The National Corn Growers Association, along with a broad coalition of national and state agriculture and bioscience organizations, sent a letter to President Biden this week to thank the administration for beginning technical consultations with Mexico concerning its action to ban imports of biotech corn. The letter calls for those consultations to start without delay.
“We support your administration’s request for consultations with Mexico regarding its treatment of agricultural biotechnology and denying the use of certain crop protection tools, to provide a framework and timeline to resolve this issue,” the 62 groups wrote. “We look forward to these consultations beginning promptly.”
Technical consultations bring leaders from the involved countries, which now includes Canada as well, into formal discussions to resolve the dispute. If the talks are not successful, the U.S. can initiate a dispute settlement under USMCA.

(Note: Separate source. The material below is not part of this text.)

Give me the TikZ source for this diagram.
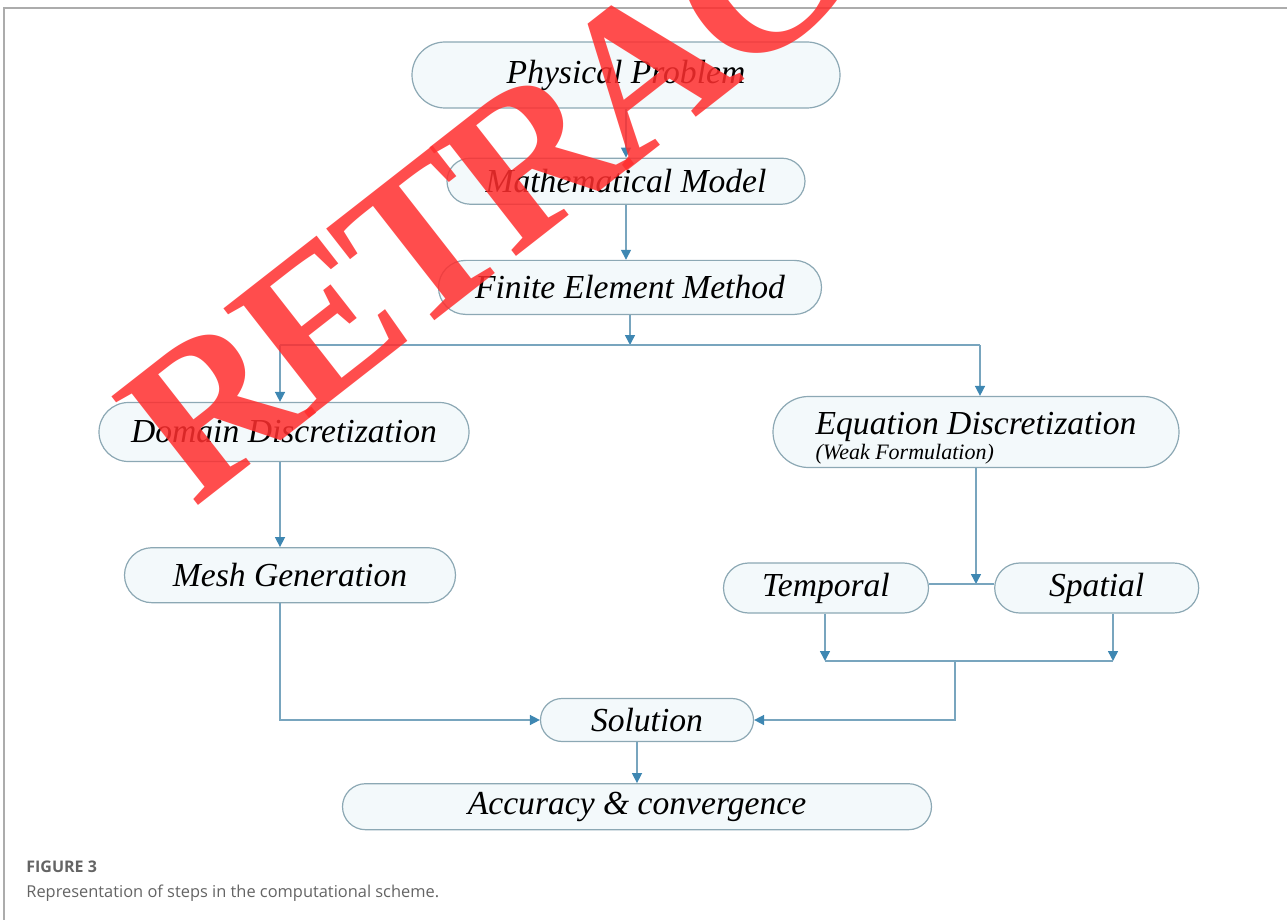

The organizations expressed appreciation for the administration’s efforts over several months to resolve the issue through negotiations but indicated that the results, including a revised decree that Mexico issued Feb. 13, 2023, are inadequate, and now it is time for action.
The new decree, which the groups said drew a non-science based distinction between corn for food and corn for feed and industrial uses, is inconsistent with USMCA obligations. The new decree “continues to limit the use of innovative agricultural tools, extends restrictions on safe crop protection products, and enacts barriers to trade,” the groups wrote, and it “fails to establish a science- and risk-based regulatory approval process for all agricultural biotechnology products and ignores the immediate need to establish a risk assessment process for gene editing technology.”
The agricultural and biotechnology groups reiterated the importance of beginning the legal process to not only resolve the dispute with Mexico but also prevent other countries from following suit.
“The United States must use the dispute mechanisms afforded in trade agreements like the USMCA to ensure trade barriers or domestic policies do not limit the tools U.S. farmers have to sustainably produce food for our ever-growing world population,” the letter concludes. “Sending a strong signal on enforcement will serve as a critical precedent for other trading partners.”
Mexico’s President Andrés Manuel López Obrador issued a decree in December 2020 to phase out imports of genetically modified corn by 2024. Mexico’s revised decree, issued last month, clarified that the ban applied to corn for food use effective immediately and could apply to feed corn in the future. Mexico is a top market for U.S. corn exports, which are mostly genetically modified corn.